# Problem requirements
Without the pictures, output the lines of the material from the very first through the one that holds "import matplotlib.pyplot as plt".

# Data excerpt
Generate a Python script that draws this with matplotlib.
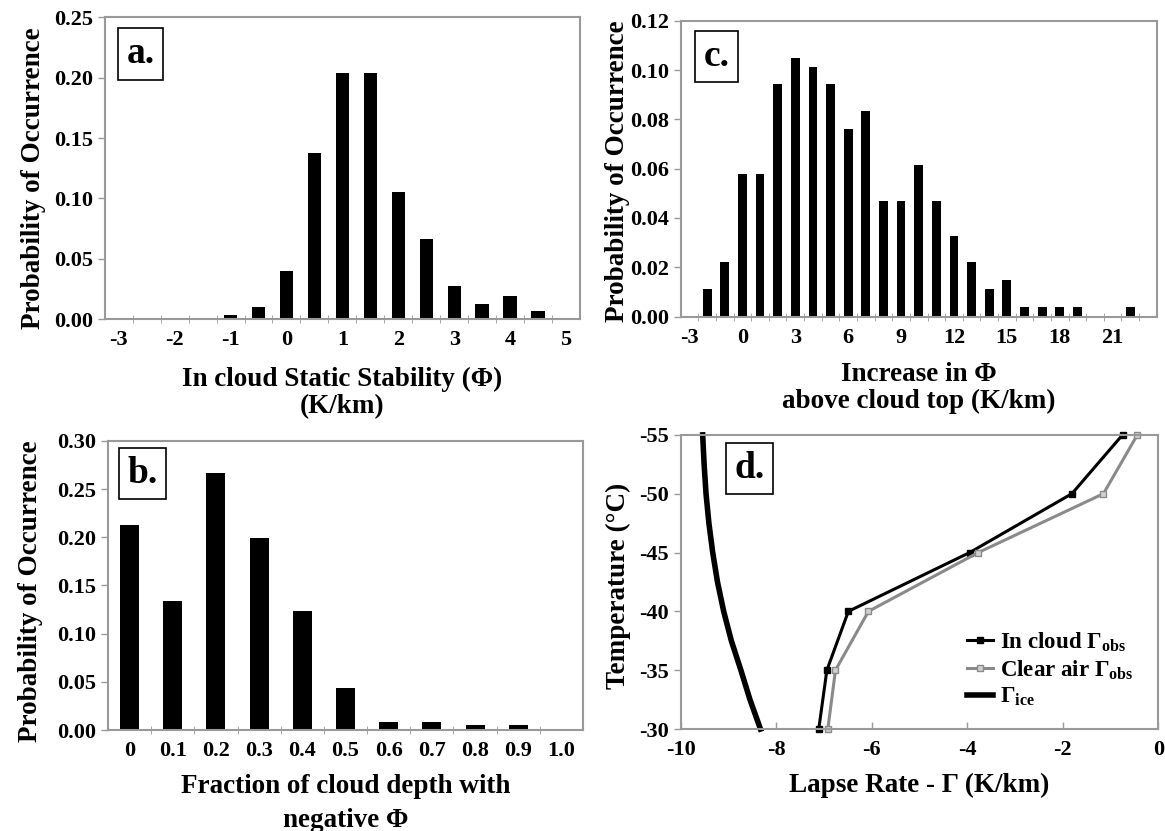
import numpy as np
import matplotlib
matplotlib.use("Agg")
import matplotlib.pyplot as plt

# Fuentes: serif negrita como el original
plt.rcParams['font.family'] = ['Liberation Serif', 'DejaVu Serif']
plt.rcParams['font.weight'] = 'bold'
plt.rcParams['axes.unicode_minus'] = False
plt.rcParams['mathtext.fontset'] = 'custom'
plt.rcParams['mathtext.rm'] = 'Liberation Serif:bold'
plt.rcParams['mathtext.it'] = 'Liberation Serif:bold'
plt.rcParams['mathtext.bf'] = 'Liberation Serif:bold'

# Datos panel a
#--------------------------------------
stab_bins  = [-3, -2.5, -2, -1.5, -1, -0.5, 0, 0.5, 1, 1.5, 2, 2.5, 3, 3.5, 4, 4.5, 5]
stab_prob  = [0, 0, 0, 0, 0.0037, 0.0097, 0.0395, 0.138, 0.2036, 0.2036, 0.105,
              0.066, 0.0276, 0.0127, 0.0188, 0.0066, 0]
stab_ticks = [-3, -2, -1, 0, 1, 2, 3, 4, 5]

# Datos panel b
#--------------------------------------
frac_bins  = [0, 0.1, 0.2, 0.3, 0.4, 0.5, 0.6, 0.7, 0.8, 0.9, 1.0]
frac_prob  = [0.213, 0.134, 0.267, 0.199, 0.123, 0.044, 0.0086, 0.0086, 0.005, 0.005, 0]
frac_labels = ['0', '0.1', '0.2', '0.3', '0.4', '0.5', '0.6', '0.7', '0.8', '0.9', '1.0']

# Datos panel c
#--------------------------------------
inc_bins   = list(range(-3, 24))
inc_prob   = [0, 0.0112, 0.0222, 0.0580, 0.0580, 0.0943, 0.1051, 0.1014, 0.0943, 0.0763,
              0.0835, 0.0470, 0.0470, 0.0615, 0.0470, 0.0329, 0.0222, 0.0112, 0.0148,
              0.0040, 0.0040, 0.0040, 0.0040, 0, 0, 0.0040, 0]
inc_ticks  = [-3, 0, 3, 6, 9, 12, 15, 18, 21]

# Datos panel d
#--------------------------------------
temp_obs   = [-30, -35, -40, -45, -50, -55]
lr_cloud   = [-7.11, -6.94, -6.49, -3.95, -1.81, -0.75]
lr_clear   = [-6.92, -6.76, -6.07, -3.77, -1.15, -0.44]
temp_ice   = [-30, -32.5, -35, -37.5, -40, -42.5, -45, -47.5, -50, -52.5, -55]
lr_ice     = [-8.33, -8.55, -8.74, -8.94, -9.10, -9.23, -9.33, -9.41, -9.47, -9.51, -9.54]
#--------------------------------------

frame_col = '#999999'
tick_fs   = 16
lab_fs    = 19.5

fig = plt.figure(figsize=(11.65, 8.31), dpi=100)

def style_axes(ax):
    for s in ax.spines.values():
        s.set_color(frame_col)
        s.set_linewidth(1.5)
    ax.tick_params(labelsize=tick_fs, color=frame_col, width=1.0)
    ax.tick_params(axis='y', length=5)

def panel_box(ax, txt, x, y):
    ax.text(x, y, txt, transform=ax.transAxes, fontsize=27, fontweight='bold',
            ha='center', va='center',
            bbox=dict(boxstyle='square,pad=0.22', fc='white', ec='black', lw=1.2))

# Panel a
axA = fig.add_axes([0.0899, 0.616, 0.408, 0.363])
axA.bar(stab_bins, stab_prob, width=0.24, color='black')
axA.set_xlim(-3.25, 5.25)
axA.set_ylim(0, 0.25)
axA.set_yticks(np.arange(0, 0.26, 0.05))
axA.set_yticklabels(['%.2f' % v for v in np.arange(0, 0.26, 0.05)])
axA.set_xticks(stab_ticks)
axA.set_xticks(np.arange(-2.75, 5.0, 0.5), minor=True)
axA.set_xlabel('In cloud Static Stability (Φ)\n(K/km)', fontsize=lab_fs, fontweight='bold',
               labelpad=12, linespacing=1.1)
axA.set_ylabel('Probability of Occurrence', fontsize=lab_fs, fontweight='bold', labelpad=6)
axA.yaxis.label.set_y(0.467)
style_axes(axA)
axA.tick_params(axis='x', which='minor', length=6, direction='inout', color=frame_col)
axA.tick_params(axis='x', which='major', length=0, pad=8)
panel_box(axA, 'a.', 0.075, 0.879)

# Panel c
axC = fig.add_axes([0.5843, 0.619, 0.4086, 0.356])
axC.bar(inc_bins, inc_prob, width=0.5, color='black')
axC.set_xlim(-3.5, 23.5)
axC.set_ylim(0, 0.12)
axC.set_yticks(np.arange(0, 0.121, 0.02))
axC.set_yticklabels(['%.2f' % v for v in np.arange(0, 0.121, 0.02)])
axC.set_xticks(inc_ticks)
axC.set_xticks(np.arange(-2.5, 23, 1.0), minor=True)
axC.set_xlabel('Increase in Φ\nabove cloud top (K/km)', fontsize=lab_fs, fontweight='bold',
               labelpad=10, linespacing=1.1)
axC.set_ylabel('Probability of Occurrence', fontsize=lab_fs, fontweight='bold', labelpad=0)
axC.yaxis.label.set_y(0.49)
style_axes(axC)
axC.tick_params(axis='x', which='minor', length=6, direction='inout', color=frame_col)
axC.tick_params(axis='x', which='major', length=0, pad=8)
panel_box(axC, 'c.', 0.075, 0.88)

# Panel b
axB = fig.add_axes([0.0927, 0.1215, 0.4077, 0.348])
xb = np.arange(len(frac_bins))
axB.bar(xb, frac_prob, width=0.44, color='black')
axB.set_xlim(-0.5, len(frac_bins) - 0.5)
axB.set_ylim(0, 0.30)
axB.set_yticks(np.arange(0, 0.31, 0.05))
axB.set_yticklabels(['%.2f' % v for v in np.arange(0, 0.31, 0.05)])
axB.set_xticks(xb)
axB.set_xticklabels(frac_labels)
axB.set_xticks(np.arange(0.5, len(frac_bins) - 0.5, 1.0), minor=True)
axB.set_xlabel('Fraction of cloud depth with\nnegative Φ', fontsize=lab_fs, fontweight='bold',
               labelpad=9, linespacing=1.5)
axB.set_ylabel('Probability of Occurrence', fontsize=lab_fs, fontweight='bold', labelpad=10)
axB.yaxis.label.set_y(0.48)
style_axes(axB)
axB.tick_params(axis='x', which='minor', length=6, direction='inout', color=frame_col)
axB.tick_params(axis='x', which='major', length=0, pad=8)
panel_box(axB, 'b.', 0.0723, 0.8875)

# Panel d
axD = fig.add_axes([0.5843, 0.1227, 0.410, 0.354])
axD.plot(lr_cloud, temp_obs, '-s', color='black', lw=2.2, ms=5, mfc='black',
         label=r'In cloud $\Gamma_{obs}$')
axD.plot(lr_clear, temp_obs, '-s', color='#8a8a8a', lw=2.2, ms=5, mfc='#d0d0d0',
         mec='#8a8a8a', label=r'Clear air $\Gamma_{obs}$')
axD.plot(lr_ice, temp_ice, '-', color='black', lw=4, label=r'$\Gamma_{ice}$')
axD.set_xlim(-10, 0)
axD.set_ylim(-30, -55)
axD.set_xticks(np.arange(-10, 1, 2))
axD.set_yticks(np.arange(-55, -29, 5))
axD.set_xlabel('Lapse Rate - Γ (K/km)', fontsize=lab_fs, fontweight='bold', labelpad=9)
axD.set_ylabel('Temperature (°C)', fontsize=lab_fs, fontweight='bold', labelpad=6)
axD.yaxis.label.set_y(0.485)
style_axes(axD)
axD.tick_params(axis='x', direction='in', length=5, pad=8)
axD.tick_params(axis='y', direction='out', length=5)
for ln in axD.get_lines():
    ln.set_clip_on(False)
leg = axD.legend(loc='lower right', bbox_to_anchor=(0.99, 0.0), frameon=False,
                 fontsize=16.5, handlelength=1.1, handletextpad=0.3, labelspacing=0.2)
panel_box(axD, 'd.', 0.144, 0.886)

fig.savefig('out.png', dpi=100)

# Solved problem
Generate a Python script that draws this with matplotlib.
import numpy as np
import matplotlib
matplotlib.use("Agg")
import matplotlib.pyplot as plt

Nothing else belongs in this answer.